_What to do_.
With the pictures left out, copy the listing below exactly.

_Supplied data_.
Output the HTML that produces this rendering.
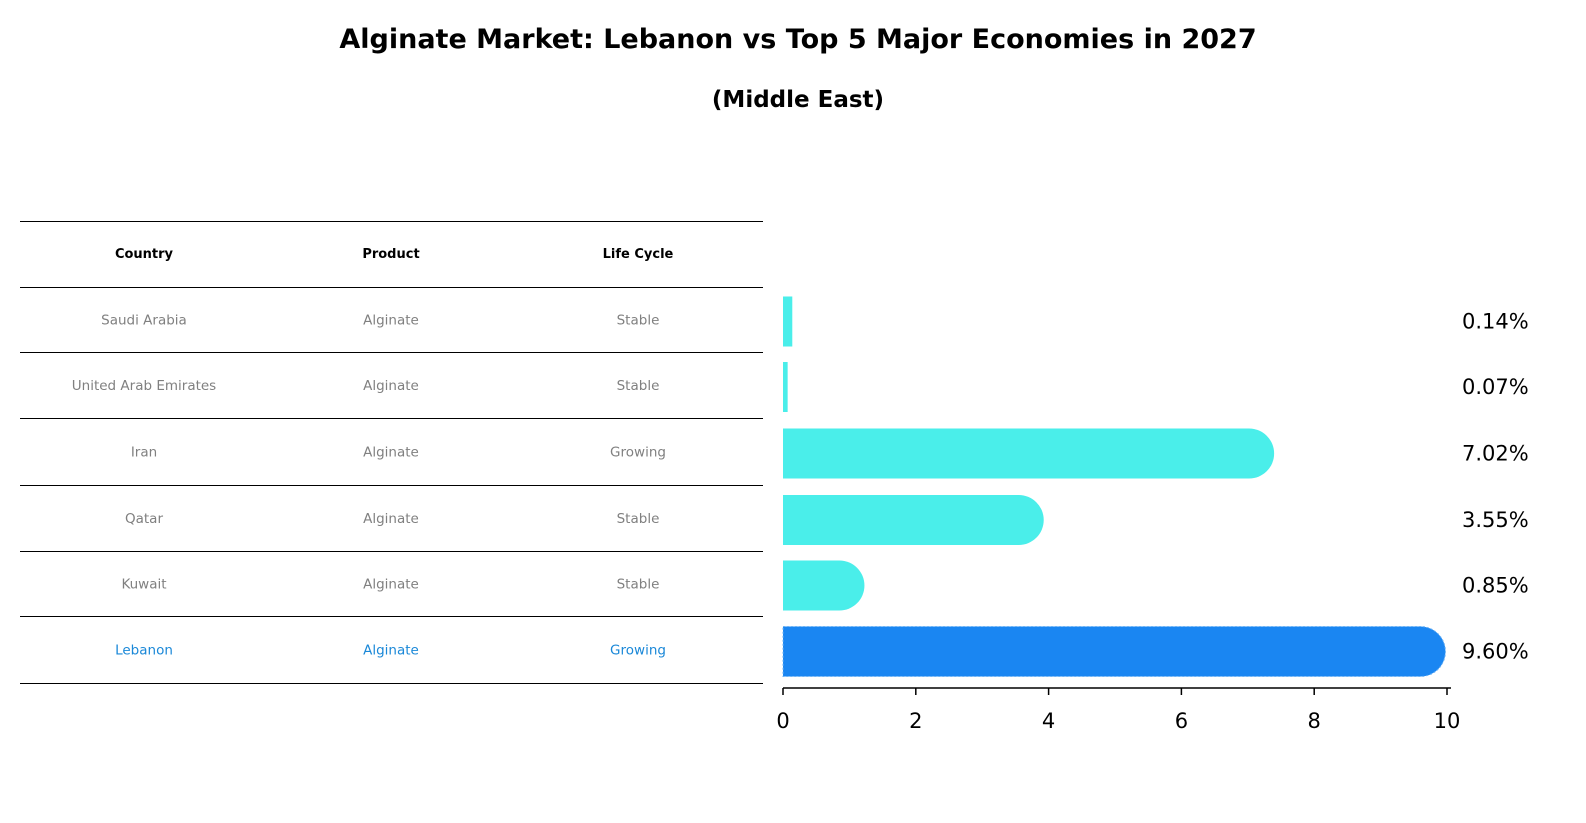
<!DOCTYPE html>
<html><head><meta charset="utf-8"><style>
html,body{margin:0;padding:0;background:#fff;overflow:hidden;width:1586px;height:823px;font-family:"DejaVu Sans","Liberation Sans",sans-serif;}
svg{display:block;}
</style></head><body>
<svg width="1586" height="823" xmlns="http://www.w3.org/2000/svg" font-family="DejaVu Sans, Liberation Sans, sans-serif">
<text x="798" y="48" text-anchor="middle" font-size="27" font-weight="bold">Alginate Market: Lebanon vs Top 5 Major Economies in 2027</text>
<text x="798" y="107" text-anchor="middle" font-size="23" font-weight="bold">(Middle East)</text>
<g id="table"></g>
<g id="bars"></g>
</svg>
<script>
const countries=["Saudi Arabia","United Arab Emirates","Iran","Qatar","Kuwait","Lebanon"];
const products=["Alginate","Alginate","Alginate","Alginate","Alginate","Alginate"];
const lifeCycles=["Stable","Stable","Growing","Stable","Stable","Growing"];
const values=[0.14,0.07,7.02,3.55,0.85,9.60];
const ticks=[0,2,4,6,8,10];
const NS="http://www.w3.org/2000/svg";
function mk(t,a,p){const e=document.createElementNS(NS,t);for(const k in a)e.setAttribute(k,a[k]);p.appendChild(e);return e;}
const tbl=document.getElementById('table'),bars=document.getElementById('bars');
const lines=[221,287,352,418,485,551,616,683];
lines.forEach(y=>{const l=mk('line',{x1:20,x2:763,y1:y+0.5,y2:y+0.5,stroke:'#000','stroke-width':1},tbl);

});
const cols=[144,391,638];
["Country","Product","Life Cycle"].forEach((h,i)=>{const t=mk('text',{x:cols[i],y:258,'text-anchor':'middle','font-size':13,'font-weight':'bold'},tbl);t.textContent=h;

});
const x=v=>783+v*66.4;
const rowY=i=>(lines[i+1]+lines[i+2])/2;
countries.forEach((c,i)=>{
 const col=i===5?'#1a88d8':'#808080';
 [c,products[i],lifeCycles[i]].forEach((s,j)=>{const t=mk('text',{x:cols[j],y:rowY(i)+5,'text-anchor':'middle','font-size':13.5,fill:col},tbl);t.textContent=s;
 
 });
 const cy=rowY(i)+2,h=50,y0=cy-h/2,v=values[i];
 const fill=i===5?'#1a86f2':'#4aeeea';
 let d;
 if(v>0.5){const xe=x(v);d=`M${x(0)},${y0}H${xe}A25,25 0 0 1 ${xe},${y0+h}H${x(0)}Z`;}
 else d=`M${x(0)},${y0}H${x(v)}V${y0+h}H${x(0)}Z`;
 const b=mk('path',{d:d,fill:fill},bars);
 if(i===5){b.setAttribute('stroke','#6fb4f5');b.setAttribute('stroke-dasharray','2,2');b.setAttribute('stroke-width','1');}
 
 
 const t=mk('text',{x:1462,y:cy+7,'font-size':21},bars);t.textContent=v.toFixed(2)+'%';
 
 
});
const ax=mk('line',{x1:783,x2:1451,y1:688,y2:688,stroke:'#000','stroke-width':1.5},bars);


ticks.forEach(tv=>{const l=mk('line',{x1:x(tv),x2:x(tv),y1:688,y2:695,stroke:'#000','stroke-width':1.5},bars);


const t=mk('text',{x:x(tv),y:728,'text-anchor':'middle','font-size':21},bars);t.textContent=tv;

});
</script>
</body></html>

_Exercise solution_.
Output the HTML that produces this rendering.
<!DOCTYPE html>
<html><head><meta charset="utf-8"><style>
html,body{margin:0;padding:0;background:#fff;overflow:hidden;width:1586px;height:823px;font-family:"DejaVu Sans","Liberation Sans",sans-serif;}
svg{display:block;}
</style></head><body>
<svg width="1586" height="823" xmlns="http://www.w3.org/2000/svg" font-family="DejaVu Sans, Liberation Sans, sans-serif">
<text x="798" y="48" text-anchor="middle" font-size="27" font-weight="bold">Alginate Market: Lebanon vs Top 5 Major Economies in 2027</text>
<text x="798" y="107" text-anchor="middle" font-size="23" font-weight="bold">(Middle East)</text>
<g id="table"></g>
<g id="bars"></g>
</svg>
<script>
const countries=["Saudi Arabia","United Arab Emirates","Iran","Qatar","Kuwait","Lebanon"];
const products=["Alginate","Alginate","Alginate","Alginate","Alginate","Alginate"];
const lifeCycles=["Stable","Stable","Growing","Stable","Stable","Growing"];
const values=[0.14,0.07,7.02,3.55,0.85,9.60];
const ticks=[0,2,4,6,8,10];
const NS="http://www.w3.org/2000/svg";
function mk(t,a,p){const e=document.createElementNS(NS,t);for(const k in a)e.setAttribute(k,a[k]);p.appendChild(e);return e;}
const tbl=document.getElementById('table'),bars=document.getElementById('bars');
const lines=[221,287,352,418,485,551,616,683];
lines.forEach(y=>{const l=mk('line',{x1:20,x2:763,y1:y+0.5,y2:y+0.5,stroke:'#000','stroke-width':1},tbl);

});
const cols=[144,391,638];
["Country","Product","Life Cycle"].forEach((h,i)=>{const t=mk('text',{x:cols[i],y:258,'text-anchor':'middle','font-size':13,'font-weight':'bold'},tbl);t.textContent=h;

});
const x=v=>783+v*66.4;
const rowY=i=>(lines[i+1]+lines[i+2])/2;
countries.forEach((c,i)=>{
 const col=i===5?'#1a88d8':'#808080';
 [c,products[i],lifeCycles[i]].forEach((s,j)=>{const t=mk('text',{x:cols[j],y:rowY(i)+5,'text-anchor':'middle','font-size':13.5,fill:col},tbl);t.textContent=s;
 
 });
 const cy=rowY(i)+2,h=50,y0=cy-h/2,v=values[i];
 const fill=i===5?'#1a86f2':'#4aeeea';
 let d;
 if(v>0.5){const xe=x(v);d=`M${x(0)},${y0}H${xe}A25,25 0 0 1 ${xe},${y0+h}H${x(0)}Z`;}
 else d=`M${x(0)},${y0}H${x(v)}V${y0+h}H${x(0)}Z`;
 const b=mk('path',{d:d,fill:fill},bars);
 if(i===5){b.setAttribute('stroke','#6fb4f5');b.setAttribute('stroke-dasharray','2,2');b.setAttribute('stroke-width','1');}
 
 
 const t=mk('text',{x:1462,y:cy+7,'font-size':21},bars);t.textContent=v.toFixed(2)+'%';
 
 
});
const ax=mk('line',{x1:783,x2:1451,y1:688,y2:688,stroke:'#000','stroke-width':1.5},bars);


ticks.forEach(tv=>{const l=mk('line',{x1:x(tv),x2:x(tv),y1:688,y2:695,stroke:'#000','stroke-width':1.5},bars);


const t=mk('text',{x:x(tv),y:728,'text-anchor':'middle','font-size':21},bars);t.textContent=tv;

});
</script>
</body></html>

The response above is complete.